Much of the confusion in Neoreaction consists in not separating thought-experiments from realistic plans. (People reading The Republic frequently have the same confusion).

What unites us is that we recognize our society is failing, that Leftism is at least the proximate cause, and that making war on Leftism (“equality”) is necessary if we wish to survive.

Like Neoreaction, the Alt-Right is a big tent. If you go halfway to the right, you become a white nationalist; if you go all the way, you end up as a monarchist and nationalist. Libertarianism is closer to the white nationalist idea in that it relies on Systems every bit as much as a Constitutional Republic, and so it is still fundamentally Leftist. As Neoreaction grows out of the Libertarian illusion, it will keep its best attributes (capitalism) and pick up some others from the Alt-Right.

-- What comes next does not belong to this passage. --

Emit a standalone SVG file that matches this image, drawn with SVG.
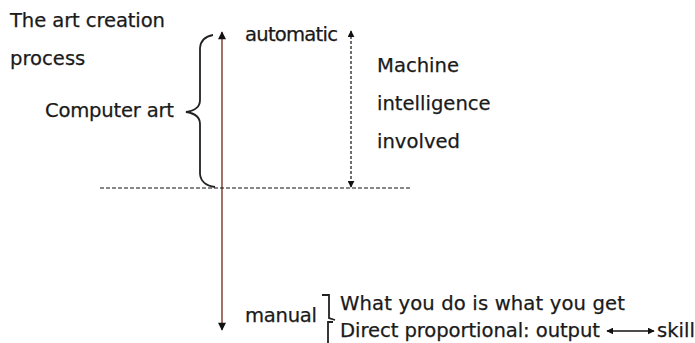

Where the Alt-Right has taken the lead, replacing the New Right, is that it is not in favor of European socialism. Realists recognizes that to have bennies, you must have big government, and big government will always act in self-interest to increase its power by adopting an ideological outlook. Not everyone has gotten that message, and some are still caught up in class warfare fantasies, as well as the usual “blame the Negroes and Jews for everything” types.

When you look at convergence on the Right, it is these various disparate tributaries of Realist thought merging and converging on something like a set of new ideas:

  • We must act together to save civilization, although we should not try to save all of its members and in fact should send a fair number of them away.
  • We want neither Systems nor Governments; these lead to tyranny and ineptitude. We need strong leaders of quality and rule by organic culture, which requires strict nationalism.
  • Leftism is incompatible with Realism and those who are Leftist must not be compromised with, but defeated and sent away.
  • The West is worth saving, but to do that we must stop engaging in illusions, destroy the current ruling institutions and people within them, and then remove the failures and reboot with the healthy people.

In another few months, this will probably be more formalized, I think.